→ **Given information**:
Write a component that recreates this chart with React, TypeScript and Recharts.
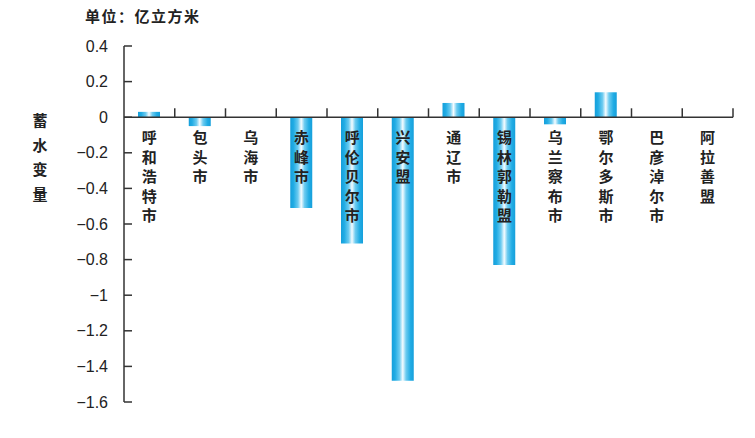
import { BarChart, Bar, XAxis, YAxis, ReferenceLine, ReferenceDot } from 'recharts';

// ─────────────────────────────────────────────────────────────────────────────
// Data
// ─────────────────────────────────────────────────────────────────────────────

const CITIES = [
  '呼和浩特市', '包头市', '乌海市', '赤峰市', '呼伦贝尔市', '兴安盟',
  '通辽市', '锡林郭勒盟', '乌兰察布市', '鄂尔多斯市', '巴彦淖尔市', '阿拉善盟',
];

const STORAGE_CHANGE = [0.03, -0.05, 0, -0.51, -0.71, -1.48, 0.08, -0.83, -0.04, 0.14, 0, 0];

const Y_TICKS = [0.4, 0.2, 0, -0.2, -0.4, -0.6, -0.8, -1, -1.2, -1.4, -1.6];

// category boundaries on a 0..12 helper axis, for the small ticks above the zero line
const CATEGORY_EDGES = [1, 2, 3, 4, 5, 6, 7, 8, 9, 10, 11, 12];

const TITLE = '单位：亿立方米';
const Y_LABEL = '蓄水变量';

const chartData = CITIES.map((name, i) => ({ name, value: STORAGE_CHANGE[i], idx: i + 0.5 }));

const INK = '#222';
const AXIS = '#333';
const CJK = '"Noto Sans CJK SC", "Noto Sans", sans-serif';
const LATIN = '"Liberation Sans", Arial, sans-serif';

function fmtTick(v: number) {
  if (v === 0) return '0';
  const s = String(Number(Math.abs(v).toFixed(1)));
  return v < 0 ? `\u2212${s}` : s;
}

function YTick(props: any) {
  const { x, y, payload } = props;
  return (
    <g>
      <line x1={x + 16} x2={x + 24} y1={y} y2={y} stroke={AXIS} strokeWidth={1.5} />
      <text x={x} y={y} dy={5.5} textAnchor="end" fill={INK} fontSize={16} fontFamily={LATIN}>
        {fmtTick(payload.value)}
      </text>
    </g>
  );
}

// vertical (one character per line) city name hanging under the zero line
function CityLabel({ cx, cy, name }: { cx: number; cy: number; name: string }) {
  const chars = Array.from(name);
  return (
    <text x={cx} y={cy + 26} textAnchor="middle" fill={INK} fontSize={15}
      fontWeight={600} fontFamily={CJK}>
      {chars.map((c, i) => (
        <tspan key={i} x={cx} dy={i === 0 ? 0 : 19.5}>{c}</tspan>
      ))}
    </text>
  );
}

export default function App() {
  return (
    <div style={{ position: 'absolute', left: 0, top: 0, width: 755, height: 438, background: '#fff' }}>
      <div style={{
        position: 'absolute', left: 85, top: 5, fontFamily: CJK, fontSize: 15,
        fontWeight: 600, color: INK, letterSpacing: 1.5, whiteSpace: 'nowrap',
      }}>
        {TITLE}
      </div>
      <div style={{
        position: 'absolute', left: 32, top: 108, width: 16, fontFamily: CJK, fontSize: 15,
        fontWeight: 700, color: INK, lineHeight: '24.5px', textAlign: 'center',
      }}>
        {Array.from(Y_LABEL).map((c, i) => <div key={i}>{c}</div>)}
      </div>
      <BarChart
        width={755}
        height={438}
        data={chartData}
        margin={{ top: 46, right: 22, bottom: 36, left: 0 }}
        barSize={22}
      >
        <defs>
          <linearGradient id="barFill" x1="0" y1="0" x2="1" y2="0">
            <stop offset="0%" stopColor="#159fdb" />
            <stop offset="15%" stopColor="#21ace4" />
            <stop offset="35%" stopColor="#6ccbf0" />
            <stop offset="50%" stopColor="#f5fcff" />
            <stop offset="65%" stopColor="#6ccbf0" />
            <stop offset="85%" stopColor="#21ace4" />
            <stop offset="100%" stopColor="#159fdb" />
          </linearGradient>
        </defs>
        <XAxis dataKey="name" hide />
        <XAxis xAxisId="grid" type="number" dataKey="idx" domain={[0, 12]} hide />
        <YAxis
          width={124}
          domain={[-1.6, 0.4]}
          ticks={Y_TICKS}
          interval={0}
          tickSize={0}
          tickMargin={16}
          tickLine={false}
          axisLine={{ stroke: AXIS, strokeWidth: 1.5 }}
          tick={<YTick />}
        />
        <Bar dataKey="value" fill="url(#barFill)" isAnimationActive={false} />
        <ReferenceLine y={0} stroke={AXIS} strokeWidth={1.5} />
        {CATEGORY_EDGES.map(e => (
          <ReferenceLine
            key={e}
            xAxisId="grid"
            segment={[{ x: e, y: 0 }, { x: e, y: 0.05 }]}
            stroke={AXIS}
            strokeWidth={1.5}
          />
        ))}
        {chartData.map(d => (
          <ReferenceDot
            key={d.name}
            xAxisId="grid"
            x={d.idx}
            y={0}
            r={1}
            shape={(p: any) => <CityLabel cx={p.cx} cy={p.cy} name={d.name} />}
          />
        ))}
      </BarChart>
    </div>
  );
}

→ **What you have to do**: Pictures excluded, quote all the data above exactly.

→ **Exercise result**:
Write a component that recreates this chart with React, TypeScript and Recharts.
import { BarChart, Bar, XAxis, YAxis, ReferenceLine, ReferenceDot } from 'recharts';

// ─────────────────────────────────────────────────────────────────────────────
// Data
// ─────────────────────────────────────────────────────────────────────────────

const CITIES = [
  '呼和浩特市', '包头市', '乌海市', '赤峰市', '呼伦贝尔市', '兴安盟',
  '通辽市', '锡林郭勒盟', '乌兰察布市', '鄂尔多斯市', '巴彦淖尔市', '阿拉善盟',
];

const STORAGE_CHANGE = [0.03, -0.05, 0, -0.51, -0.71, -1.48, 0.08, -0.83, -0.04, 0.14, 0, 0];

const Y_TICKS = [0.4, 0.2, 0, -0.2, -0.4, -0.6, -0.8, -1, -1.2, -1.4, -1.6];

// category boundaries on a 0..12 helper axis, for the small ticks above the zero line
const CATEGORY_EDGES = [1, 2, 3, 4, 5, 6, 7, 8, 9, 10, 11, 12];

const TITLE = '单位：亿立方米';
const Y_LABEL = '蓄水变量';

const chartData = CITIES.map((name, i) => ({ name, value: STORAGE_CHANGE[i], idx: i + 0.5 }));

const INK = '#222';
const AXIS = '#333';
const CJK = '"Noto Sans CJK SC", "Noto Sans", sans-serif';
const LATIN = '"Liberation Sans", Arial, sans-serif';

function fmtTick(v: number) {
  if (v === 0) return '0';
  const s = String(Number(Math.abs(v).toFixed(1)));
  return v < 0 ? `\u2212${s}` : s;
}

function YTick(props: any) {
  const { x, y, payload } = props;
  return (
    <g>
      <line x1={x + 16} x2={x + 24} y1={y} y2={y} stroke={AXIS} strokeWidth={1.5} />
      <text x={x} y={y} dy={5.5} textAnchor="end" fill={INK} fontSize={16} fontFamily={LATIN}>
        {fmtTick(payload.value)}
      </text>
    </g>
  );
}

// vertical (one character per line) city name hanging under the zero line
function CityLabel({ cx, cy, name }: { cx: number; cy: number; name: string }) {
  const chars = Array.from(name);
  return (
    <text x={cx} y={cy + 26} textAnchor="middle" fill={INK} fontSize={15}
      fontWeight={600} fontFamily={CJK}>
      {chars.map((c, i) => (
        <tspan key={i} x={cx} dy={i === 0 ? 0 : 19.5}>{c}</tspan>
      ))}
    </text>
  );
}

export default function App() {
  return (
    <div style={{ position: 'absolute', left: 0, top: 0, width: 755, height: 438, background: '#fff' }}>
      <div style={{
        position: 'absolute', left: 85, top: 5, fontFamily: CJK, fontSize: 15,
        fontWeight: 600, color: INK, letterSpacing: 1.5, whiteSpace: 'nowrap',
      }}>
        {TITLE}
      </div>
      <div style={{
        position: 'absolute', left: 32, top: 108, width: 16, fontFamily: CJK, fontSize: 15,
        fontWeight: 700, color: INK, lineHeight: '24.5px', textAlign: 'center',
      }}>
        {Array.from(Y_LABEL).map((c, i) => <div key={i}>{c}</div>)}
      </div>
      <BarChart
        width={755}
        height={438}
        data={chartData}
        margin={{ top: 46, right: 22, bottom: 36, left: 0 }}
        barSize={22}
      >
        <defs>
          <linearGradient id="barFill" x1="0" y1="0" x2="1" y2="0">
            <stop offset="0%" stopColor="#159fdb" />
            <stop offset="15%" stopColor="#21ace4" />
            <stop offset="35%" stopColor="#6ccbf0" />
            <stop offset="50%" stopColor="#f5fcff" />
            <stop offset="65%" stopColor="#6ccbf0" />
            <stop offset="85%" stopColor="#21ace4" />
            <stop offset="100%" stopColor="#159fdb" />
          </linearGradient>
        </defs>
        <XAxis dataKey="name" hide />
        <XAxis xAxisId="grid" type="number" dataKey="idx" domain={[0, 12]} hide />
        <YAxis
          width={124}
          domain={[-1.6, 0.4]}
          ticks={Y_TICKS}
          interval={0}
          tickSize={0}
          tickMargin={16}
          tickLine={false}
          axisLine={{ stroke: AXIS, strokeWidth: 1.5 }}
          tick={<YTick />}
        />
        <Bar dataKey="value" fill="url(#barFill)" isAnimationActive={false} />
        <ReferenceLine y={0} stroke={AXIS} strokeWidth={1.5} />
        {CATEGORY_EDGES.map(e => (
          <ReferenceLine
            key={e}
            xAxisId="grid"
            segment={[{ x: e, y: 0 }, { x: e, y: 0.05 }]}
            stroke={AXIS}
            strokeWidth={1.5}
          />
        ))}
        {chartData.map(d => (
          <ReferenceDot
            key={d.name}
            xAxisId="grid"
            x={d.idx}
            y={0}
            r={1}
            shape={(p: any) => <CityLabel cx={p.cx} cy={p.cy} name={d.name} />}
          />
        ))}
      </BarChart>
    </div>
  );
}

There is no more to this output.